Para Hainzenreder, o acesso facilitado à crédito é positivo apenas quando acompanhado de planejamento.
— A medida, apesar de positiva, não deve ser examinada como medida sanadora. O ideal é não ter que fazer empréstimos. Havendo necessidade, essa alternativa se torna válida se o trabalhador buscar uma taxa atrativa — emenda.
Ele reforça que o trabalhador brasileiro tende a priorizar o gasto imediato em vez de se planejar para o médio prazo. Segundo o advogado, isso vale para empréstimos, mas também para o uso do 13º salário ou das férias.

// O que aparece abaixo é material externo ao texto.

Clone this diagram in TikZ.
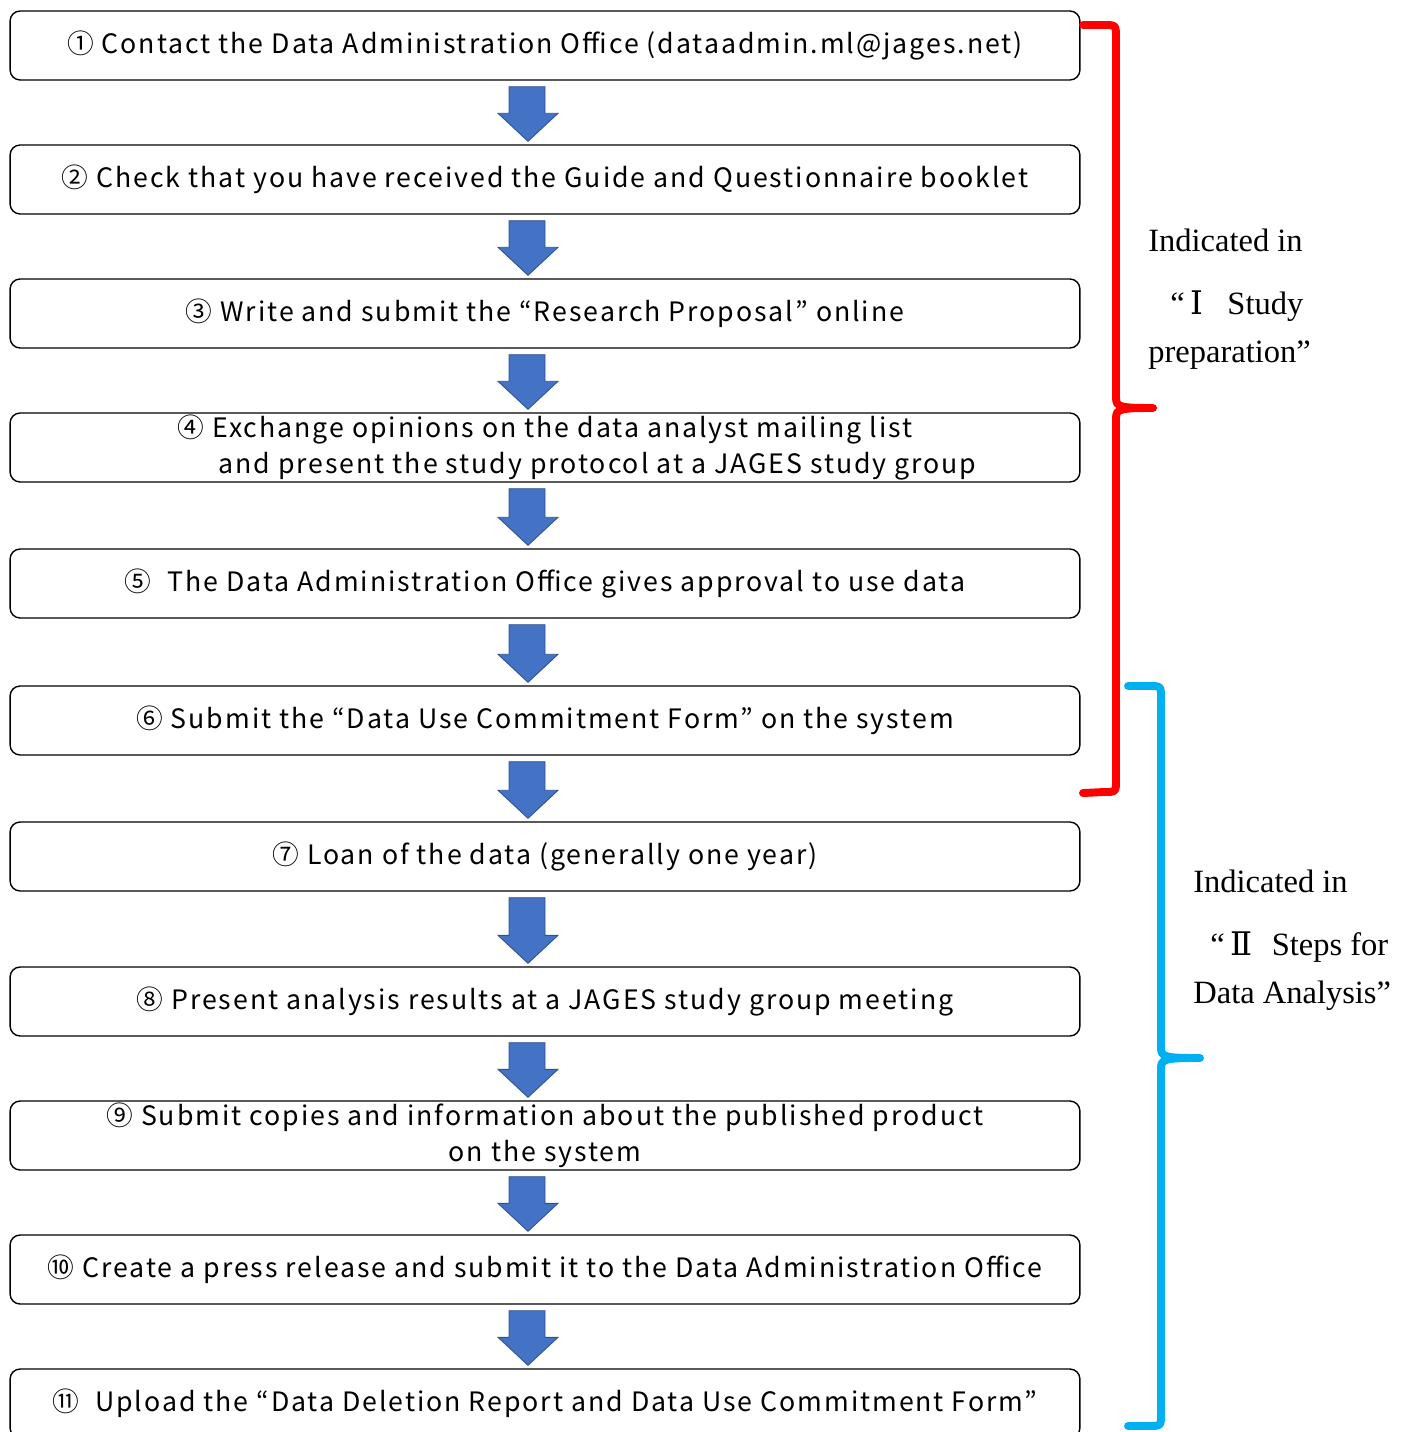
\documentclass[tikz,border=0pt]{standalone}
\usepackage{fontspec}
\setmainfont{Liberation Serif}
\newfontfamily\boxfont[LetterSpace=7.3]{Noto Sans CJK JP}
\newfontfamily\romfont{DejaVu Serif}
\usetikzlibrary{calc}

\definecolor{arrowblue}{HTML}{4472C4}
\definecolor{arrowedge}{HTML}{2F528F}
\definecolor{bracered}{HTML}{FF0000}
\definecolor{braceblue}{HTML}{00B0F0}

\begin{document}
\begin{tikzpicture}[x=0.02cm, y=-0.02cm,
	stepbox/.style={draw=black, line width=0.8pt, rounded corners=0.2cm,
		minimum width=21.4cm, minimum height=1.38cm, inner sep=0pt, align=center,
		font=\boxfont\fontsize{15.2}{20.4}\selectfont},
	downarrow/.style={fill=arrowblue, draw=arrowedge, line width=0.5pt},
	brace/.style={line width=4.5pt, line cap=round, line join=round},
	sidetext/.style={anchor=base west, inner sep=0pt, font=\fontsize{18.5}{22}\selectfont}]
	\clip (0,0) rectangle (1406,1432);

	% steps
	\node[stepbox] (s1) at (545,45.5) {① Contact the Data Administration Office (dataadmin.ml@jages.net)};
	\node[stepbox] (s2) at (545,179.5) {② Check that you have received the Guide and Questionnaire booklet};
	\node[stepbox] (s3) at (545,313.5) {③ Write and submit the “Research Proposal” online};
	\node[stepbox] (s4) at (545,447.5) {④ Exchange opinions on the data analyst mailing list\\\hspace*{2.1cm}and present the study protocol at a JAGES study group};
	\node[stepbox] (s5) at (545,583.5) {⑤\ \ The Data Administration Office gives approval to use data};
	\node[stepbox] (s6) at (545,720.5) {⑥ Submit the “Data Use Commitment Form” on the system};
	\node[stepbox] (s7) at (545,856.5) {⑦ Loan of the data (generally one year)};
	\node[stepbox] (s8) at (545,1001.5) {⑧ Present analysis results at a JAGES study group meeting};
	\node[stepbox] (s9) at (545,1135.5) {⑨ Submit copies and information about the published product\\on the system};
	\node[stepbox] (s10) at (545,1269.5) {⑩ Create a press release and submit it to the Data Administration Office};
	\node[stepbox] (s11) at (545,1403.5) {⑪\ \ Upload the “Data Deletion Report and Data Use Commitment Form”};

	% block arrows between the steps
	\foreach \a/\b in {s1/s2,s2/s3,s3/s4,s4/s5,s5/s6,s6/s7,s7/s8,s8/s9,s9/s10,s10/s11} {
		\draw[downarrow] ($(\a.south)+(-36,6)$) -- ($(\a.south)+(0,6)$)
			-- ($(\b.north)+(0,-31)$) -- ($(\b.north)+(13,-31)$)
			-- ($(\b.north)+(-17,-3)$)
			-- ($(\b.north)+(-47,-31)$) -- ($(\b.north)+(-36,-31)$) -- cycle;
	}

	% braces
	\draw[brace, bracered] (1083,25) -- (1104,25) .. controls (1116,25) .. (1116,38)
		-- (1116,398) .. controls (1116,407) and (1120,408) .. (1153,408)
		.. controls (1120,408) and (1116,409) .. (1116,418)
		-- (1116,780) .. controls (1116,792) .. (1104,792) -- (1083,793);
	\draw[brace, braceblue] (1128,686) -- (1149,686) .. controls (1161,686) .. (1161,698)
		-- (1161,1048) .. controls (1161,1057) and (1165,1058) .. (1200,1058)
		.. controls (1165,1058) and (1161,1059) .. (1161,1068)
		-- (1161,1414) .. controls (1161,1426) .. (1149,1426) -- (1128,1426);

	% labels of the braces
	\node[sidetext] (prep1) at (1148,252) {Indicated in};
	\node[sidetext] (prep2) at (1170,315) {“\,{\romfont Ⅰ}\hspace{0.75em}Study};
	\node[sidetext] (prep3) at (1148,363) {preparation”};
	\node[sidetext] (ana1) at (1193,892) {Indicated in};
	\node[sidetext] (ana2) at (1210,955) {“\,{\romfont Ⅱ}\hspace{0.6em}Steps for};
	\node[sidetext] (ana3) at (1193,1003) {Data Analysis”};
\end{tikzpicture}
\end{document}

— Muitas vezes, a pessoa já chega em dezembro com o 13º comprometido. A mesma coisa acontece com o recebimento de férias. O trabalhador brasileiro não é um trabalhador que se preocupa com o amanhã — lamenta.
Por fim, o professor recomenda que, em caso de contratação do crédito, o trabalhador faça uma planilha simples:
— Registre mês a mês o quanto da sua renda está comprometida com dívidas fixas. Isso ajuda a visualizar o quanto sobra para outras despesas e pode evitar o superendividamento.
Próximos passos
Com a sanção presidencial, o governo ainda terá que regulamentar os detalhes da operação com trabalhadores de aplicativo.
O sucesso da medida, segundo especialistas, vai depender de dois pilares principais: uma política monetária mais branda no médio prazo e o fortalecimento da educação financeira no país.